INFORMATION PROVIDED:
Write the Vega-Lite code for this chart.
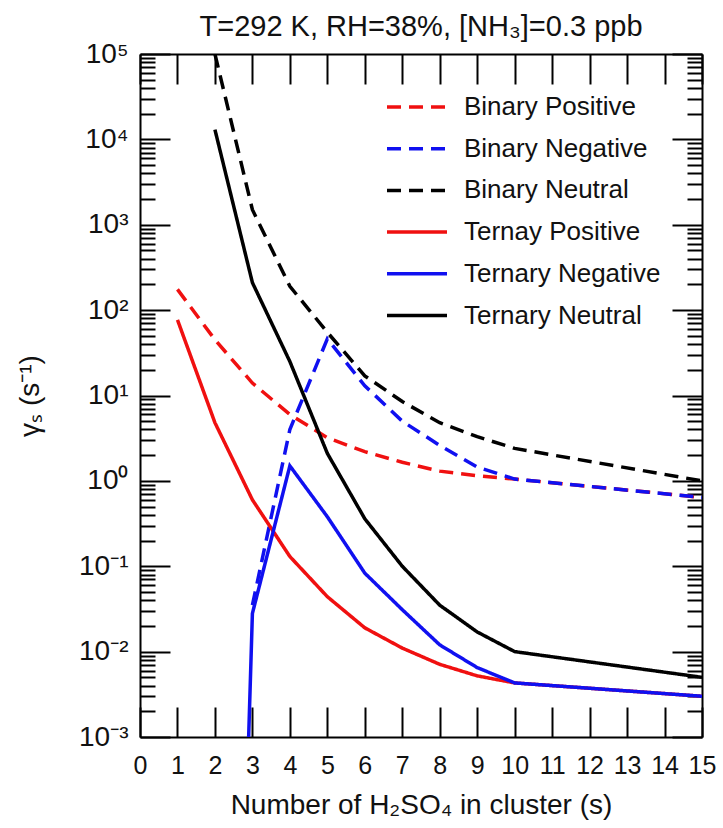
...
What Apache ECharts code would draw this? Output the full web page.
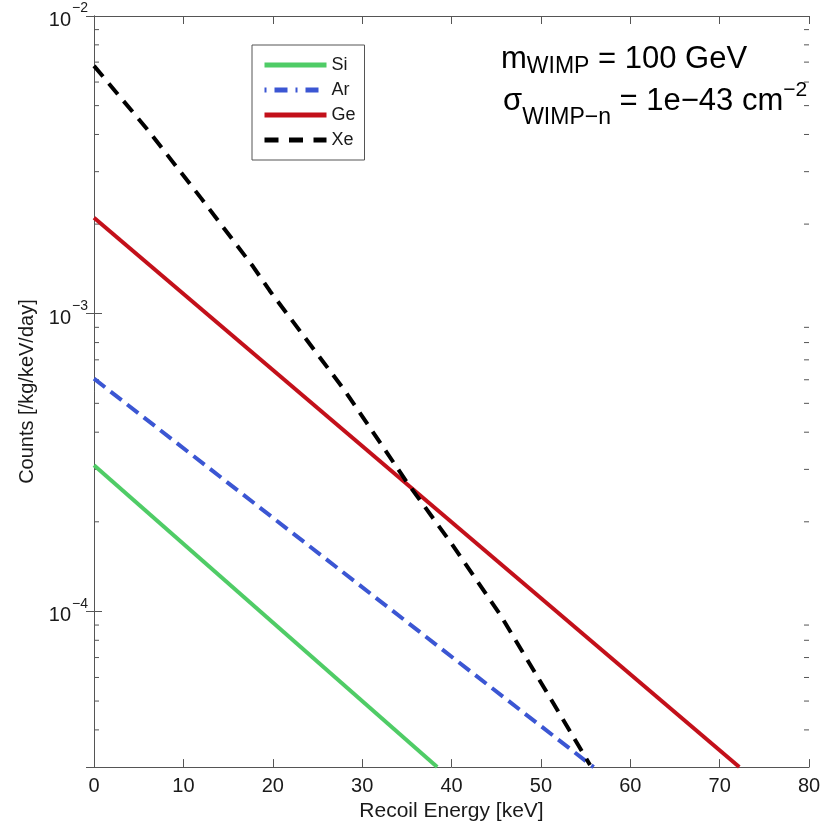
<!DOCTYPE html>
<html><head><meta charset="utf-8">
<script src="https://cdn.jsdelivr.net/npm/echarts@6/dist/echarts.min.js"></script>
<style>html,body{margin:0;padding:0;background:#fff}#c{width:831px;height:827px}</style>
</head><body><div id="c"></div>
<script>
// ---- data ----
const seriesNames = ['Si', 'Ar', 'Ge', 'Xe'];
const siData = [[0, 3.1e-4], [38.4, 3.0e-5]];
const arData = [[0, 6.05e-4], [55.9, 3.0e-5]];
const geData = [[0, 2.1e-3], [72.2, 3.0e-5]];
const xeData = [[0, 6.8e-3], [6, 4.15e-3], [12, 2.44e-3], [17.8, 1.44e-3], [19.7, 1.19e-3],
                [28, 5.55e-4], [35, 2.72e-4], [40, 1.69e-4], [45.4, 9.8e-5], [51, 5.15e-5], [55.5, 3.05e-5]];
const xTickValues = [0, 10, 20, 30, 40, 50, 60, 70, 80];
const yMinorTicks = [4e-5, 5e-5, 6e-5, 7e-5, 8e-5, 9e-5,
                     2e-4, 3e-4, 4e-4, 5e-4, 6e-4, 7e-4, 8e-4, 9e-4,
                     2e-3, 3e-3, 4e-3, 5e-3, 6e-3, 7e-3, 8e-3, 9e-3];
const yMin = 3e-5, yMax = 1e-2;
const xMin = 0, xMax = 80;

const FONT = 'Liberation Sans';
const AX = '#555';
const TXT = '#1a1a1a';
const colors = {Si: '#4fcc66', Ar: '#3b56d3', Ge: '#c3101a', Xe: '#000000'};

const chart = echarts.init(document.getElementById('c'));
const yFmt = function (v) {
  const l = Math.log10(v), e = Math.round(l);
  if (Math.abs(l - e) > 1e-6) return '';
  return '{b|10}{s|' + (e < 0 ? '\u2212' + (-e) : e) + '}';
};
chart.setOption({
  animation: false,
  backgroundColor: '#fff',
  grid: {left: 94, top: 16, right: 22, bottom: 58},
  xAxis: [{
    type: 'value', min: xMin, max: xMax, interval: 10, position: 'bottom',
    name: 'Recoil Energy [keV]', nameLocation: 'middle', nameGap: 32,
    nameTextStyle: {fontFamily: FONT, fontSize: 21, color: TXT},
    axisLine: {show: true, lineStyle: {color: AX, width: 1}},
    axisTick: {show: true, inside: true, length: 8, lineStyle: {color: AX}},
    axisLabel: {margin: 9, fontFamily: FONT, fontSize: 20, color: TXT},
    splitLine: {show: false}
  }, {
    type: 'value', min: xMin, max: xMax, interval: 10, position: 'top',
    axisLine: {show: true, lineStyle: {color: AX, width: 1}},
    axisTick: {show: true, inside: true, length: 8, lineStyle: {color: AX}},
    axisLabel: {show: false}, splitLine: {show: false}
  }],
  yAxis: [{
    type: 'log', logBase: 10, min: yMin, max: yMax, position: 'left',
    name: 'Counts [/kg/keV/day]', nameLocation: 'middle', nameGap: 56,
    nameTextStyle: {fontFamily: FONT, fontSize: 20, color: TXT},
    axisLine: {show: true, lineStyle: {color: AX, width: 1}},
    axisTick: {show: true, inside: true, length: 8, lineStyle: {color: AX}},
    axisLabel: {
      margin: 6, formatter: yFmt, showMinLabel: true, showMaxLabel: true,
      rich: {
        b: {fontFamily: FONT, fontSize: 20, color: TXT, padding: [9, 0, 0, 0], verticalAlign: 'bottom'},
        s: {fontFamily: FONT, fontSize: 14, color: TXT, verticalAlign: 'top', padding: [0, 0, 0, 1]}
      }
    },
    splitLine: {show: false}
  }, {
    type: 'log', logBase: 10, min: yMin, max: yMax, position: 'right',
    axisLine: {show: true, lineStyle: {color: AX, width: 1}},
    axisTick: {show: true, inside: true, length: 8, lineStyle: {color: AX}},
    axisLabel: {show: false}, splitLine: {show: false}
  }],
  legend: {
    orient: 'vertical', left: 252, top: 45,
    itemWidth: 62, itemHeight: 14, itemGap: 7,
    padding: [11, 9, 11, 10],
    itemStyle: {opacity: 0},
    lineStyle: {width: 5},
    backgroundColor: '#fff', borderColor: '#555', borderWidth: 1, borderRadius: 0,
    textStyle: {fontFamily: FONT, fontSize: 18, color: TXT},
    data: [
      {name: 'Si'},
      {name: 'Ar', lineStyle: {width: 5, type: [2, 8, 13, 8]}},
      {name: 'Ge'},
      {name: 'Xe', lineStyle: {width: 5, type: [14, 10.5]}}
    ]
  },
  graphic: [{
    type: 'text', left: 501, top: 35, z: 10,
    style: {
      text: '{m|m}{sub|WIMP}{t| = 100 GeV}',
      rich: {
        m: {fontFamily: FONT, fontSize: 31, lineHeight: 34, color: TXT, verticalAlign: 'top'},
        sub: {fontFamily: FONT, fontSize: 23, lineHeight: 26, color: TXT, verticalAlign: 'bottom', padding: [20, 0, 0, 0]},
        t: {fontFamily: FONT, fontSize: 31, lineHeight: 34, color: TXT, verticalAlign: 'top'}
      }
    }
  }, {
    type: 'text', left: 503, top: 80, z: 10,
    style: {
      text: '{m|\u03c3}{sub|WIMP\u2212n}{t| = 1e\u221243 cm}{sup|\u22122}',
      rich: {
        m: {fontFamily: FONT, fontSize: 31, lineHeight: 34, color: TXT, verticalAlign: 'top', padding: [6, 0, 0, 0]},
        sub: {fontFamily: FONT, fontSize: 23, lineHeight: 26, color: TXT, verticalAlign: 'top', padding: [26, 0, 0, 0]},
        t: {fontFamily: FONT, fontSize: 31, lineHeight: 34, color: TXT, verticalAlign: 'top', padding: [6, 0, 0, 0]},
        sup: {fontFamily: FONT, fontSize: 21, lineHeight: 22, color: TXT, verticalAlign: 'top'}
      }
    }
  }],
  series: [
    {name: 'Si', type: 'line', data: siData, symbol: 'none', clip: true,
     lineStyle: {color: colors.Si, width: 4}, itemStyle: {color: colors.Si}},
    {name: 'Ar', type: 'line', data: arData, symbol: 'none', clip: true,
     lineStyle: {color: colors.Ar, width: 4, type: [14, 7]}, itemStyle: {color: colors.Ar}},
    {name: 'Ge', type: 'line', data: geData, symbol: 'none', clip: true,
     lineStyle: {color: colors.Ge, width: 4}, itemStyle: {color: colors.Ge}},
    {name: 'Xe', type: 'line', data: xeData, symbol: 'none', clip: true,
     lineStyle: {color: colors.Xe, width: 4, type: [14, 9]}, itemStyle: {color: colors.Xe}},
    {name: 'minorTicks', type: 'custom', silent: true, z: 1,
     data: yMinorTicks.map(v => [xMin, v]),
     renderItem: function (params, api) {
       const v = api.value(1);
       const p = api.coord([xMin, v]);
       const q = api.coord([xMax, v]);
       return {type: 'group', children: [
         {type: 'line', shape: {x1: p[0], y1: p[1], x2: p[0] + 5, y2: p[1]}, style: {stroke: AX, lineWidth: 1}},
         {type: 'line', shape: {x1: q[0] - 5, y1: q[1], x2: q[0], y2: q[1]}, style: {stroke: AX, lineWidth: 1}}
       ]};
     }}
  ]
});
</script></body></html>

PROBLEM: Repeat exactly, and only, the lines from the one containing "What Apache ECharts" through the one containing "const xMin = 0, xMax = 80;", both included, without the pictures.

ANSWER TO THE EXERCISE:
What Apache ECharts code would draw this? Output the full web page.
<!DOCTYPE html>
<html><head><meta charset="utf-8">
<script src="https://cdn.jsdelivr.net/npm/echarts@6/dist/echarts.min.js"></script>
<style>html,body{margin:0;padding:0;background:#fff}#c{width:831px;height:827px}</style>
</head><body><div id="c"></div>
<script>
// ---- data ----
const seriesNames = ['Si', 'Ar', 'Ge', 'Xe'];
const siData = [[0, 3.1e-4], [38.4, 3.0e-5]];
const arData = [[0, 6.05e-4], [55.9, 3.0e-5]];
const geData = [[0, 2.1e-3], [72.2, 3.0e-5]];
const xeData = [[0, 6.8e-3], [6, 4.15e-3], [12, 2.44e-3], [17.8, 1.44e-3], [19.7, 1.19e-3],
                [28, 5.55e-4], [35, 2.72e-4], [40, 1.69e-4], [45.4, 9.8e-5], [51, 5.15e-5], [55.5, 3.05e-5]];
const xTickValues = [0, 10, 20, 30, 40, 50, 60, 70, 80];
const yMinorTicks = [4e-5, 5e-5, 6e-5, 7e-5, 8e-5, 9e-5,
                     2e-4, 3e-4, 4e-4, 5e-4, 6e-4, 7e-4, 8e-4, 9e-4,
                     2e-3, 3e-3, 4e-3, 5e-3, 6e-3, 7e-3, 8e-3, 9e-3];
const yMin = 3e-5, yMax = 1e-2;
const xMin = 0, xMax = 80;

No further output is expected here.